A distinguished member of the Better Records Rock and Pop Hall of Fame.
What’s key to the sound of Foreigner’s records? Obviously the big one would have to be ENERGY, a subject we have discussed at length here on the site. Next would be punchy ROCK BASS, followed by clear, present vocals. Those would be the big three.
Many copies were gritty, some were congested in the louder sections, some never got big, some were thin and lacking the analog richness of the best — we heard plenty of copies whose faults were obvious when played against the better sides such as these.
We just finished our first shootout for 4, having at our disposal a variety of pressings we believed to have the potential for Hot Stamper sound. We cleaned them carefully, then unplugged everything in the house we could, warmed up the system, Talisman’d it, found the right VTA for our Triplanar arm (by ear of course) and proceeded to spend the next hour or so playing copy after copy on side one, after which we repeated the process for side two.
If you have five or ten copies of a record and play them over and over against each other, the process itself teaches you what’s right and what’s wrong with the sound of the album. Once your ears are completely tuned to what the best pressings do well that other pressings do not do as well, using a few specific passages of music, it will quickly become obvious how well any given copy reproduces those passages.
The process is simple enough. First you go deep into the sound. There you find a critically important passage in the music, one which most copies struggle — or fail — to reproduce as well as the best. Now, with the hard-won knowledge of precisely what to listen for, you are perfectly positioned to critique any and all pressings that come your way.
Simple enough. It may be a lot of work but it sure ain’t rocket science, and we never pretended it was. Just the opposite: from day one we’ve explained how to go about finding the Hot Stampers in your own collection.
As your stereo and room improve, as you take advantage of new cleaning technologies, as you find new and interesting pressings to evaluate, you may even be inclined to start the shootout process all over again, to find the hidden gem, the killer copy that blows away what you thought was the best.
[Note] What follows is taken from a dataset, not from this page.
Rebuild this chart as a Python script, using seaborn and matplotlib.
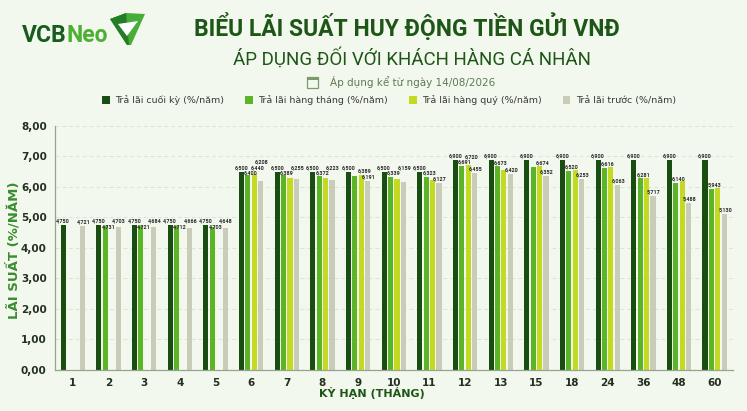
import numpy as np
import pandas as pd
import matplotlib
matplotlib.use("Agg")
import matplotlib.pyplot as plt
import seaborn as sns
from matplotlib.patches import Patch, Polygon, Rectangle
from matplotlib.ticker import FuncFormatter
from matplotlib.transforms import IdentityTransform

# ---- data ----
terms = ["1", "2", "3", "4", "5", "6", "7", "8", "9", "10",
         "11", "12", "13", "15", "18", "24", "36", "48", "60"]
cuoi_ky = [4.750, 4.750, 4.750, 4.750, 4.750, 6.500, 6.500, 6.500, 6.500, 6.500,
           6.500, 6.900, 6.900, 6.900, 6.900, 6.900, 6.900, 6.900, 6.900]
hang_thang = [np.nan, 4.731, 4.721, 4.712, 4.703, 6.400, 6.389, 6.372, 6.356, 6.339,
              6.323, 6.691, 6.673, 6.640, 6.520, 6.616, 6.281, 6.140, 5.943]
hang_quy = [np.nan, np.nan, np.nan, np.nan, np.nan, 6.440, 6.300, 6.290, 6.389, 6.250,
            6.220, 6.720, 6.550, 6.674, 6.560, 6.640, 6.310, 6.190, 5.980]
tra_truoc = [4.721, 4.703, 4.684, 4.666, 4.648, 6.208, 6.255, 6.223, 6.191, 6.159,
             6.127, 6.455, 6.420, 6.352, 6.253, 6.063, 5.717, 5.488, 5.130]

# which value labels are printed in the reference
show_thang = [0, 1, 1, 1, 1, 1, 1, 1, 0, 1, 1, 1, 1, 0, 1, 1, 1, 1, 1]
show_quy = [0, 0, 0, 0, 0, 1, 0, 0, 1, 0, 0, 1, 0, 1, 0, 0, 0, 0, 0]

series_names = ["Trả lãi cuối kỳ (%/năm)", "Trả lãi hàng tháng (%/năm)",
                "Trả lãi hàng quý (%/năm)", "Trả lãi trước (%/năm)"]
palette = ["#1a4d12", "#5cb526", "#c4da22", "#c9ccb9"]

BG = "#f3f8ee"
DARK = "#1d5616"
HEAD_FONT = ["Roboto", "DejaVu Sans"]

df = pd.DataFrame({
    "term": terms * 4,
    "rate": cuoi_ky + hang_thang + hang_quy + tra_truoc,
    "series": [s for s in series_names for _ in terms],
}).dropna()

fig = plt.figure(figsize=(7.47, 4.11), dpi=100, facecolor=BG)
ax = fig.add_axes([0.0736, 0.0998, 0.907, 0.5937])
ax.set_facecolor(BG)

sns.barplot(data=df, x="term", y="rate", hue="series", order=terms,
            hue_order=series_names, palette=palette, width=0.72, gap=0.2,
            legend=False, ax=ax, saturation=1)

ax.set_ylim(0, 8)
ax.set_yticks(range(0, 9))
ax.yaxis.set_major_formatter(FuncFormatter(lambda v, p: f"{v:.2f}".replace(".", ",")))
ax.set_xlim(-0.5, len(terms) - 0.5)
ax.grid(axis="y", color="#dde3d5", linestyle=(0, (4, 3)), linewidth=0.7)
ax.set_axisbelow(True)
for s in ["top", "right"]:
    ax.spines[s].set_visible(False)
for s in ["left", "bottom"]:
    ax.spines[s].set_color("#98a38e")
    ax.spines[s].set_linewidth(0.9)
ax.tick_params(axis="both", length=0, labelsize=7.5, labelcolor="#24301f", pad=6)
for t in ax.get_xticklabels() + ax.get_yticklabels():
    t.set_fontweight("bold")
ax.set_xlabel("")
ax.set_ylabel("")

fig.text(0.498, 1 - 393 / 411, "KỲ HẠN (THÁNG)", ha="center", va="center",
         fontsize=8, fontweight="bold", color=DARK)
fig.text(0.018, 1 - 250 / 411, "LÃI SUẤT (%/NĂM)", ha="center", va="center",
         rotation=90, fontsize=9.5, fontweight="bold", color="#3c8c30")

# titles
fig.text(0.545, 1 - 27 / 411, "BIỂU LÃI SUẤT HUY ĐỘNG TIỀN GỬI VNĐ", ha="center",
         va="center", fontsize=16.5, fontweight="bold", color=DARK, family=HEAD_FONT)
fig.text(0.552, 1 - 58 / 411, "ÁP DỤNG ĐỐI VỚI KHÁCH HÀNG CÁ NHÂN", ha="center",
         va="center", fontsize=13.5, color=DARK, family=HEAD_FONT)
fig.text(0.552, 1 - 82 / 411, "Áp dụng kể từ ngày 14/08/2026", ha="center",
         va="center", fontsize=7.5, color="#5f7a55")

# calendar icon
fig.add_artist(Rectangle((307 / 747, 1 - 88 / 411), 11 / 747, 11 / 411,
                         fill=False, edgecolor="#7d9a6e", linewidth=0.9))
fig.add_artist(Rectangle((307 / 747, 1 - 80 / 411), 11 / 747, 3 / 411,
                         color="#7d9a6e", linewidth=0))

# legend
handles = [Patch(facecolor=c, edgecolor="none") for c in palette]
fig.legend(handles, series_names, loc="center", bbox_to_anchor=(0.521, 1 - 100 / 411),
           ncol=4, frameon=False, fontsize=6.8, handlelength=0.8, handleheight=0.9,
           handletextpad=0.6, columnspacing=2.2, labelcolor="#3a3a3a")

# logo
t1 = fig.text(22 / 747, 1 - 35 / 411, "VCB", ha="left", va="center", fontsize=16.5,
              fontweight="bold", color="#175c1c", family=HEAD_FONT)
fig.canvas.draw()
bb = t1.get_window_extent()
fig.text(bb.x1 / (7.47 * 100), 1 - 35 / 411, "Neo", ha="left", va="center",
         fontsize=16.5, fontweight="bold", color="#4cb032", family=HEAD_FONT)
to_fig = lambda pts: [(x / 747, 1 - y / 411) for x, y in pts]
fig.add_artist(Polygon(to_fig([(110, 19), (126, 13), (145, 14), (131, 45), (127, 45)]),
                       closed=True, color="#47ad38", linewidth=0))
fig.add_artist(Polygon(to_fig([(110, 19), (126, 13), (129, 45), (127, 45)]),
                       closed=True, color="#237d27", linewidth=0))
fig.add_artist(Polygon(to_fig([(118, 24), (138, 21), (127, 36)]),
                       closed=True, color="white", linewidth=0))

# ---- value labels, staggered so they don't collide ----
fmt = lambda v: f"{v:.3f}".replace(".", ",")
shows = [[1] * len(terms), show_thang, show_quy, [1] * len(terms)]
all_vals = [cuoi_ky, hang_thang, hang_quy, tra_truoc]
xshift = [0, 3, 3, 1]

tops = {}
for k, cont in enumerate(ax.containers):
    for bar in cont:
        i = int(round(bar.get_x() + bar.get_width() / 2))
        tops[(k, i)] = (bar.get_x() + bar.get_width() / 2, bar.get_height())

fig.canvas.draw()
renderer = fig.canvas.get_renderer()
placed = []
for i in range(len(terms)):
    dark_bottom = None
    for k in range(4):
        v = all_vals[k][i]
        if np.isnan(v) or not shows[k][i]:
            continue
        cx, h = tops[(k, i)]
        px, py = ax.transData.transform((cx, h))
        px += xshift[k]
        t = ax.text(px, py + 1.5, fmt(v), transform=IdentityTransform(),
                    ha="center", va="bottom", fontsize=3.9, fontweight="bold",
                    color="#2b2b2b", family=HEAD_FONT)
        ext = t.get_window_extent(renderer)
        w, hh = ext.width, ext.height
        bottom = py + 1.5
        box = lambda b: (px - w / 2, b, px + w / 2, b + hh)
        hits = lambda b: [p for p in placed
                          if box(b)[0] < p[2] and box(b)[2] > p[0]
                          and box(b)[1] < p[3] and box(b)[3] > p[1]]
        if k == 1 and dark_bottom is not None and hits(bottom):
            bottom = dark_bottom - hh - 0.5
        else:
            for _ in range(6):
                hl = hits(bottom)
                if not hl:
                    break
                bottom = max(p[3] for p in hl) + 0.5
        t.set_position((px, bottom))
        placed.append(box(bottom))
        if k == 0:
            dark_bottom = bottom

fig.savefig("out.png", dpi=100, facecolor=BG)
You can’t find it by looking at it. You have to clean it and play it, and always against other pressings of the same album. There is no other way.
For the more popular records on the site such as the Beatles titles we have easily done more than twenty, maybe even as many as thirty to forty shootouts.
And very likely learned something new from every one.
Juke Box Hero
Break It Up
Waiting For A Girl Like You
I’m Gonna Win
Woman In Black
Girl On The Moon
Don’t Let Go
Over the course of their first three late-’70s albums, Foreigner had firmly established themselves (along with Journey and Styx) as one of the top AOR bands of the era. But the band was still looking for that grand slam of a record that would push them to the very top of the heap. Released in 1981, 4 would be that album.
In producer Robert John “Mutt” Lange — fresh off his massive success with AC/DC’s Back in Black — guitarist and all-around mastermind Mick Jones found both the catalyst to achieve this and his perfect musical soulmate… Through it all, vocalist Lou Gramm does his part, delivering a dazzling performance that confirmed his status as one of the finest voices of his generation.
Three years later, Foreigner would achieve even greater success on a pop level with the uneven Agent Provocateur, but by then Jones and Gramm were locked in an escalating war of egos that would soon lead to the band’s demise.